30 March 2007

I'm not updating this any more. Email me if you want to know where I've gone.

03 February 2007

London called

London is a strange place. I'm sure it's not if you live there, or if you go there regularly. But I've only been... maybe five times in total? And one of them was a business trip where we went to where we were going and then we went home again without even the slightest detour. (It was a crap trip too; we had to get the train at 6.30am to go to a rather boring conference, then we had to leave before the bit that might possibly have been slightly relevant to us to get our train back because it overran.)

It was work I was there for yesterday, too, but I enjoyed it a lot more. I booked to go on a tour in the head office of my Department. I was the only one going; it hadn't occurred to me til a couple of days before that that would mean I would have to navigate the tube on my own. (I know, it seems obvious now, but I just hadn't thought about it!)

Anyway, I did. I found my way to where I was going, and it was great. I doubt Londoners get excited about the names of stations on the tube map, but I did. Inwardly, of course; I didn't betray my cool, unemotional exterior. I didn't want to look like a tourist. But how can you look at the names on the map and not smile inwardly? Piccadilly Circus; Angel; Shoreditch; Westminster; I didn't go through more than one of those stations, but it was amazing to know that I could. That even though I'd been in Newcastle in the morning, I was in London. It amazed me how diverse it is; I knew, but I didn't know. It made me realise how white Newcastle is in comparison.

I didn't get time to walk round. To enjoy it properly.

I want to go back sometime soon.



(I know. This post destroyed any street cred I may have had. What can you do eh?)

31 January 2007

I don't post, because I have no readers. But anyone who does pop in is much less likely to stay around and say hi if I don't post, eh?

Life has been rather busy in January. But I'm going to slow things down a bit, else I'll make myself ill. So I should post more regularly now.

JanNo was a bust. I'm disappointed, but there's always February, March and the rest of my life to write in. And I will.

21 January 2007

In other news. Thank Christ for this. Jade killing Big Brother would be the ultimate irony, eh?

It disturbs me how many people don't even have a clue what Big Brother is referring to. When you look round and see how many things from 1984 have come to pass... it's creepy.

Normal service resumes soon.

I don't know what's wrong with me. I can't get anything done. I keep crying for no apparent reason.

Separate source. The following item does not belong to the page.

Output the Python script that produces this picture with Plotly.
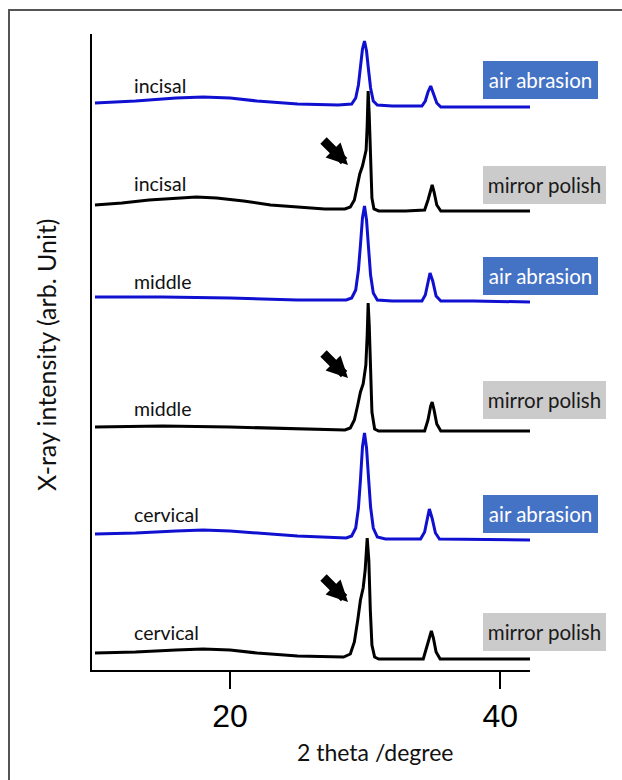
import plotly.graph_objects as go

# ---------------- data ----------------
two_theta_incisal_air = [10, 13, 16, 18, 20, 22, 25, 28, 29.0, 29.3, 29.5, 29.65, 29.8, 29.95, 30.1, 30.25,
                         30.4, 30.6, 30.9, 32, 34.2, 34.45, 34.65, 34.85, 35.05, 35.3, 35.6, 38, 42.2]
int_incisal_air = [567, 569, 572, 573, 572, 569, 566, 565, 566, 572, 585, 603, 621, 629, 619, 600,
                   582, 569, 565, 564, 564, 569, 578, 584, 577, 567, 563, 563, 563]

two_theta_incisal_mirror = [10, 12, 14, 16, 17.5, 19, 21, 23, 25, 27, 28.5, 28.9, 29.2, 29.4, 29.6, 29.8,
                            29.95, 30.07, 30.15, 30.22, 30.3, 30.4, 30.5, 30.65, 31, 33, 34.4, 34.65,
                            34.85, 34.96, 35.1, 35.3, 35.6, 38, 42.2]
int_incisal_mirror = [465, 467, 470, 472, 473, 472, 469, 465, 463, 461, 461, 463, 470, 482, 496, 504,
                      512, 520, 545, 579, 555, 505, 472, 461, 459, 459, 460, 470,
                      481, 485, 478, 465, 459, 459, 459]

two_theta_middle_air = [10, 15, 20, 25, 28.6, 29.0, 29.3, 29.5, 29.65, 29.8, 29.95, 30.1, 30.25, 30.4,
                        30.6, 30.9, 32, 34.2, 34.45, 34.65, 34.8, 35.0, 35.25, 35.6, 38, 42.2]
int_middle_air = [373, 373, 372, 370, 370, 372, 380, 400, 425, 452, 464, 450, 422, 395,
                  377, 370, 369, 369, 375, 388, 397, 389, 374, 369, 369, 368]

two_theta_middle_mirror = [10, 15, 20, 25, 28.5, 28.9, 29.2, 29.45, 29.65, 29.85, 30.05, 30.15, 30.22,
                           30.3, 30.4, 30.5, 30.7, 31, 34.4, 34.65, 34.85, 34.96, 35.1, 35.3, 35.6, 42.2]
int_middle_mirror = [243, 244, 243, 241, 240, 242, 250, 265, 278, 286, 305, 335, 367,
                     345, 295, 258, 241, 239, 239, 250, 264, 268, 260, 246, 239, 239]

two_theta_cervical_air = [10, 13, 16, 18, 20, 22, 25, 28.6, 29.0, 29.3, 29.5, 29.65, 29.8, 29.95, 30.1,
                          30.25, 30.4, 30.6, 30.9, 31.5, 34.1, 34.4, 34.6, 34.75, 34.95, 35.2, 35.5, 42.2]
int_cervical_air = [136, 137, 139, 140, 139, 137, 134, 132, 134, 142, 162, 190, 223, 237, 222,
                    192, 163, 142, 133, 131, 131, 138, 152, 161, 152, 137, 131, 130]

two_theta_cervical_mirror = [10, 13, 16, 18, 20, 22, 25, 28.4, 28.9, 29.2, 29.45, 29.65, 29.85, 30.0,
                             30.15, 30.27, 30.38, 30.5, 30.7, 31, 34.3, 34.55, 34.75, 34.9, 35.05,
                             35.25, 35.55, 42.2]
int_cervical_mirror = [17, 18, 20, 21, 20, 17, 14, 13, 16, 28, 50, 70, 82, 100,
                       132, 110, 60, 25, 13, 11, 11, 22, 33, 39, 32,
                       18, 11, 11]

region_labels = ["incisal", "incisal", "middle", "middle", "cervical", "cervical"]
treatment_labels = ["air abrasion", "mirror polish", "air abrasion", "mirror polish",
                    "air abrasion", "mirror polish"]
x_tick_vals = [20, 40]
x_tick_text = ["20", "40"]

series = [
    (two_theta_incisal_air, int_incisal_air),
    (two_theta_incisal_mirror, int_incisal_mirror),
    (two_theta_middle_air, int_middle_air),
    (two_theta_middle_mirror, int_middle_mirror),
    (two_theta_cervical_air, int_cervical_air),
    (two_theta_cervical_mirror, int_cervical_mirror),
]

# ---------------- styling / layout ----------------
W, H = 622, 780
L, R, T, B = 92, 92, 34, 110
PW, PH = W - L - R, H - T - B

BLUE = "#1010D0"
BLACK = "#000000"
LABEL_FONT = "Lato, 'Open Sans', sans-serif"


def px_x(p):
    return (p - L) / PW


def px_y(p):
    return (H - B - p) / PH


fig = go.Figure()
for i, (xs, ys) in enumerate(series):
    fig.add_trace(go.Scatter(
        x=xs, y=ys, mode="lines",
        line=dict(color=BLUE if i % 2 == 0 else BLACK, width=3),
        showlegend=False, hoverinfo="skip",
    ))

annotations = []
# region labels (left of each trace)
label_y_px = [86, 184, 281, 409, 514, 632]
for txt, yp in zip(region_labels, label_y_px):
    annotations.append(dict(
        text=txt, xref="paper", yref="paper", x=px_x(132), y=px_y(yp),
        xanchor="left", yanchor="middle", showarrow=False,
        font=dict(family=LABEL_FONT, size=19.5, color="#111111"),
    ))

# treatment boxes on the right
box_y_px = [80, 185, 276, 400, 514, 632]
for txt, yp in zip(treatment_labels, box_y_px):
    air = txt.startswith("air")
    wbox = 115 if air else 123
    annotations.append(dict(
        text=txt, xref="paper", yref="paper", x=px_x(483), y=px_y(yp),
        xanchor="left", yanchor="middle", showarrow=False,
        width=wbox, height=38, align="center", valign="middle",
        bgcolor="#4472C4" if air else "#CBCBCB",
        borderpad=0, borderwidth=0,
        font=dict(family=LABEL_FONT, size=20.5, color="white" if air else "#1a1a1a"),
    ))

# arrows pointing at the shoulders of the mirror-polish peaks
arrow_heads = [(348, 165), (348, 378), (348, 602)]
for hx, hy in arrow_heads:
    annotations.append(dict(
        text="", xref="paper", yref="paper", x=px_x(hx), y=px_y(hy),
        showarrow=True, ax=-26, ay=-26, axref="pixel", ayref="pixel",
        arrowhead=2, arrowsize=0.47, arrowwidth=9, arrowcolor="black",
    ))

# axis titles
annotations.append(dict(
    text="2 theta /degree", xref="paper", yref="paper", x=px_x(375), y=px_y(752),
    xanchor="center", yanchor="middle", showarrow=False,
    font=dict(family=LABEL_FONT, size=23, color="#111111"),
))
annotations.append(dict(
    text="X-ray intensity (arb. Unit)", xref="paper", yref="paper", x=px_x(46), y=px_y(355),
    xanchor="center", yanchor="middle", showarrow=False, textangle=-90,
    font=dict(family=LABEL_FONT, size=25, color="#111111"),
))

# outer frame (left and top edges visible)
shapes = [dict(
    type="rect", xref="paper", yref="paper",
    x0=px_x(9), x1=px_x(W + 20), y0=px_y(H + 20), y1=px_y(10),
    line=dict(color="#555555", width=2), layer="below",
)]

fig.update_layout(
    width=W, height=H,
    margin=dict(l=L, r=R, t=T, b=B),
    paper_bgcolor="white", plot_bgcolor="white",
    annotations=annotations, shapes=shapes,
    xaxis=dict(
        range=[9.78, 42.2], showgrid=False, zeroline=False,
        showline=True, linecolor="black", linewidth=1.5,
        ticks="outside", ticklen=17, tickwidth=2, tickcolor="black",
        tickvals=x_tick_vals, ticktext=x_tick_text,
        tickfont=dict(family="'Liberation Sans Narrow', 'Liberation Sans', Arial, sans-serif",
                      size=32, color="black"),
    ),
    yaxis=dict(
        range=[0, 636], showgrid=False, zeroline=False,
        showline=True, linecolor="black", linewidth=1.5,
        showticklabels=False, ticks="",
    ),
)

fig.write_html("out.html")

This isn't like me.

I'm dreading the thought of work tomorrow, even though the person I'm dreading seeing isn't in til Wednesday. I have too much to do, I don't know how I can ever catch up. I'm dreading anyone finding out just how far behind I am. My JanNo is completely stalled... i've set myself a target of writing 5k by midnight and I can't even make myself open the document. There's a job I really want - a job doing what I want to do in life - and I can't think of ways to demonstrate that I can do stuff I know I can do really well. Hubby doesn't know what have a clue what to do with me, bless him.

I don't know what the point to life is right now.

Like I said, this isn't like me.

Update:
I've spoken to one of my sisters and had a good cry and I feel better now. Not great, but a lot better. It's a relief.

15 January 2007

I went swimming today! 30 lengths in less than 25 minutes, complete with 1-2 minute breaks every 6 lengths.

It's strange... I didn't come out feeling I'd worked particularly hard, but today someone in work was saying she feels faint after 10 lengths. I'm not very fit, really, but I should get used to the fact that I'm not as unfit as I think I am.

I'm fitter than I used to be.

It's a strange thought for the girl who would always be picked last for any team, the girl who was told never to run it would damage her knees, the girl who hated exercise. I think I thought that would always be the case. It's hard to make that all tie up together in my head.

14 January 2007

I really have to go on with my JanNo.

I'm 12.5k behind.

Why am I not writing? I wish I knew.

On a different tack, my knees hurt this morning. I wish I hadn't let my fitness slide again. This time, I will be different. Oh yes, I will be different!

13 January 2007

I did my run. Slow and short, but I did it. I wanted to run longer, but my chest decided that would be a bad idea. I covered about 2k, but walked for about 0.25k. But I haven't run since October. Anyway, my body always surprises me when it comes to how quickly I can get back into running. I just have to put some more dates into my diary.